Being a newborn photographer is fun, challenging and rewarding. It is fascinating when you finally capture newborn babies’ unique personalities and adorable facial expressions. While some photographers spend a lot of time polishing their photos, they don’t pay enough attention to potential safety issues. The key to becoming a successful newborn photographer is both being confident about your photography skills and being knowledgeable to perform the session safely. It is the photographer’s responsibility to create a safe and caring shooting environment, so that your clients will trust you in handling their precious newborn babies.

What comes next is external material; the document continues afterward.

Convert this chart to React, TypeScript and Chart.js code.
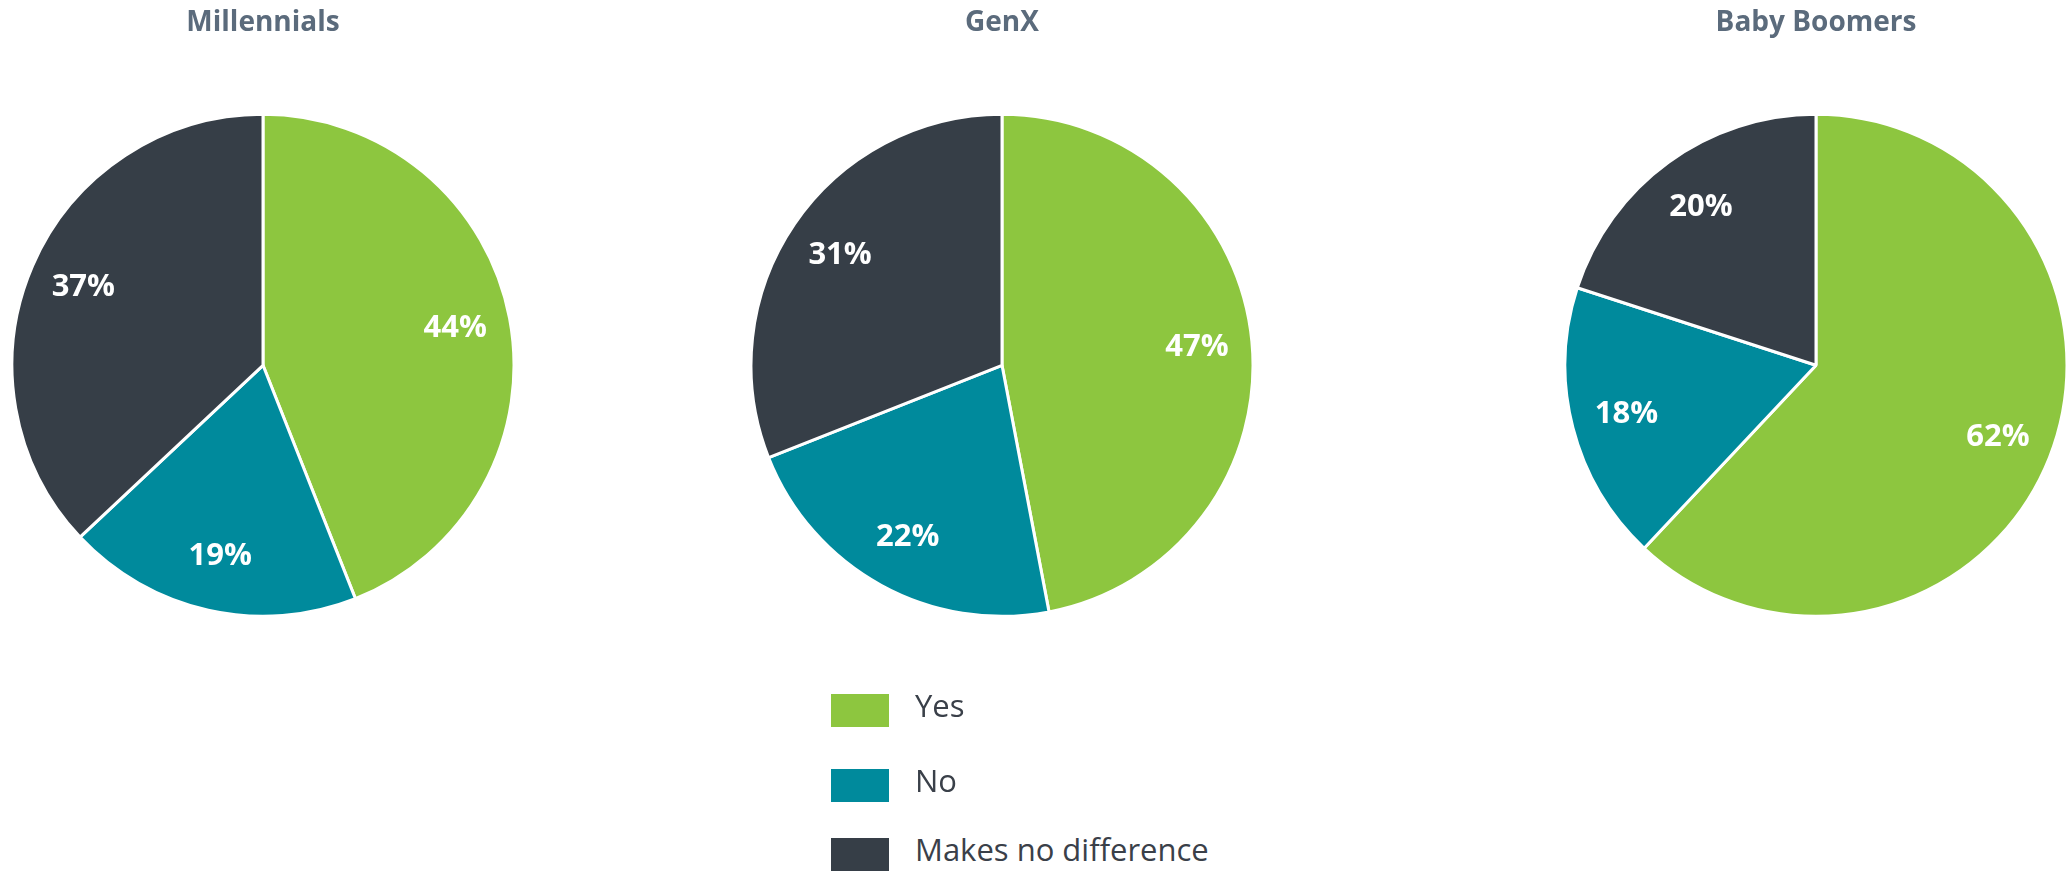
import React, { useEffect, useRef } from "react";
import { Chart, registerables } from "chart.js";

Chart.register(...registerables);

// ---- data ----
const categories = ["Yes", "No", "Makes no difference"];
const groupTitles = ["Millennials", "GenX", "Baby Boomers"];
const millennialsValues = [44, 19, 37];
const genXValues = [47, 22, 31];
const babyBoomersValues = [62, 18, 20];

// ---- style ----
const sliceColors = ["#8DC63F", "#008A9C", "#363E47"];
const titleColor = "#5B6B7C";
const legendTextColor = "#3A4049";
const FONT = "'Open Sans', 'Noto Sans', sans-serif";

const sliceLabelPlugin = {
  id: "sliceLabels",
  afterDatasetsDraw(chart: any) {
    const ctx = chart.ctx;
    const meta = chart.getDatasetMeta(0);
    const data = chart.data.datasets[0].data as number[];
    ctx.save();
    ctx.fillStyle = "#FFFFFF";
    ctx.font = `bold 31px ${FONT}`;
    ctx.textAlign = "center";
    ctx.textBaseline = "middle";
    meta.data.forEach((arc: any, i: number) => {
      const p = arc.getProps(["x", "y", "startAngle", "endAngle", "outerRadius"], true);
      const mid = (p.startAngle + p.endAngle) / 2;
      const r = p.outerRadius * 0.78;
      ctx.fillText(`${data[i]}%`, p.x + Math.cos(mid) * r, p.y + Math.sin(mid) * r);
    });
    ctx.restore();
  },
};

function PieChart({ title, values, left }: { title: string; values: number[]; left: number }) {
  const ref = useRef<HTMLCanvasElement | null>(null);
  useEffect(() => {
    if (!ref.current) return;
    const chart = new Chart(ref.current, {
      type: "pie",
      data: {
        labels: categories,
        datasets: [
          {
            data: values,
            backgroundColor: sliceColors,
            borderColor: "#FFFFFF",
            borderWidth: 3,
            radius: 251,
          } as any,
        ],
      },
      options: {
        responsive: false,
        animation: false,
        layout: { padding: 0 },
        plugins: {
          legend: { display: false },
          tooltip: { enabled: false },
          title: {
            display: true,
            text: title,
            color: titleColor,
            font: { family: FONT, size: 28, weight: "bold" },
            padding: { top: 6, bottom: 0 },
          },
        },
      },
      plugins: [sliceLabelPlugin],
    });
    return () => chart.destroy();
  }, [title, values]);
  return (
    <canvas
      ref={ref}
      width={500}
      height={691}
      style={{ position: "absolute", left, top: 0, width: 500, height: 691 }}
    />
  );
}

const legendRowTops = [694, 769, 838];

export default function App() {
  return (
    <div
      style={{
        position: "absolute",
        left: 0,
        top: 0,
        width: 2067,
        height: 871,
        overflow: "hidden",
        background: "#FFFFFF",
      }}
    >
      <PieChart title={groupTitles[0]} values={millennialsValues} left={13} />
      <PieChart title={groupTitles[1]} values={genXValues} left={752} />
      <PieChart title={groupTitles[2]} values={babyBoomersValues} left={1566} />
      {categories.map((c, i) => (
        <div
          key={c}
          style={{
            position: "absolute",
            left: 831,
            top: legendRowTops[i],
            height: 33,
            display: "flex",
            alignItems: "center",
            whiteSpace: "nowrap",
          }}
        >
          <div style={{ width: 58, height: 33, background: sliceColors[i] }} />
          <span
            style={{
              marginLeft: 26,
              fontFamily: FONT,
              fontSize: 31,
              color: legendTextColor,
              lineHeight: "33px",
              position: "relative",
              top: -5,
            }}
          >
            {c}
          </span>
        </div>
      ))}
    </div>
  );
}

I have summarized a list of safety tips below. You are free to take some and create your own list, just remember to make them a habit of yours.
Stay Close to the Baby
Newborn babies can startle and move very easily. It is important to keep a close distance to the baby and make sure you are prepared for any sudden movements. Basically, you need to make sure that you are within arms’ reach at all time. Quite often I would ask one of the parents to come and sit beside the baby and use their hands to provide some support. Remember that you should never leave the baby unattended.
Pose Newborn Safely
Every baby is different in personality and they all have their own favorite poses. When preparing them for a setup, I would watch their body languages and try my best to discover their comfy spots. Keep in mind that not all poses are achievable, some popular poses are entirely photoshopped, such as the froggy pose, the hanging flower loop pose, and etc., If the baby doesn’t seem to like the pose, move onto another one. I never force a pose. If my clients want me to achieve a certain setup or pose that is unsafe, I will refuse and explain my concerns to my clients. Creative poses and setups are interesting, but as a photographer, I am ethically obligated to ensure that my subjects don’t put themselves at risk.
Pay Attention to Props Safety
When it comes to creative newborn photos, props play a very important role. There are all kinds of objects you can place a newborn on: wooden buckets, aged pails, crates, tiny beds, driftwood bowls, and so on. These props are appropriate for the size of the newborn babies. I stuff soft, clean towels or posing beans inside the props to provide support and protection. It is important to make sure there is enough support for the baby’s head because newborn neck muscles are not fully developed. The props I use are sturdy and large enough for the newborn babies to fit in. I also frequently inspect these props to make sure they are structurally secure and free of cracks.
Equipment Safety for Newborn Photography
When shooting newborn photos, a lot of times you are shooting from directly above the baby. Because professional cameras and lenses are heavy, the last thing you wanna do is accidentally drop it on the baby. Even if the baby didn’t end up getting hurt, it will most likely upset the parents. Use a hand strap to prevent the camera from slipping out of your hand. Do keep in mind that hand strap is different from neck strap. Neck strap is too long in most cases and would not prevent the heavy camera from hitting the baby.
Another safety practice is to make sure your light stands and background supports are secured with sand bags. Check all screws and joints on your setups, tighten them before shooting.
In short, when photographing newborn babies, make safety your first priority. The same applies to any other type of studio sessions, whether it’s for maternity photos, or cake smash photos. If you are an expecting mom, choosing an experienced newborn photographer means your baby will be handled safely. If you are a beginner newborn photographer, try to be extra careful and I hope the steps mentioned above will provide some insight.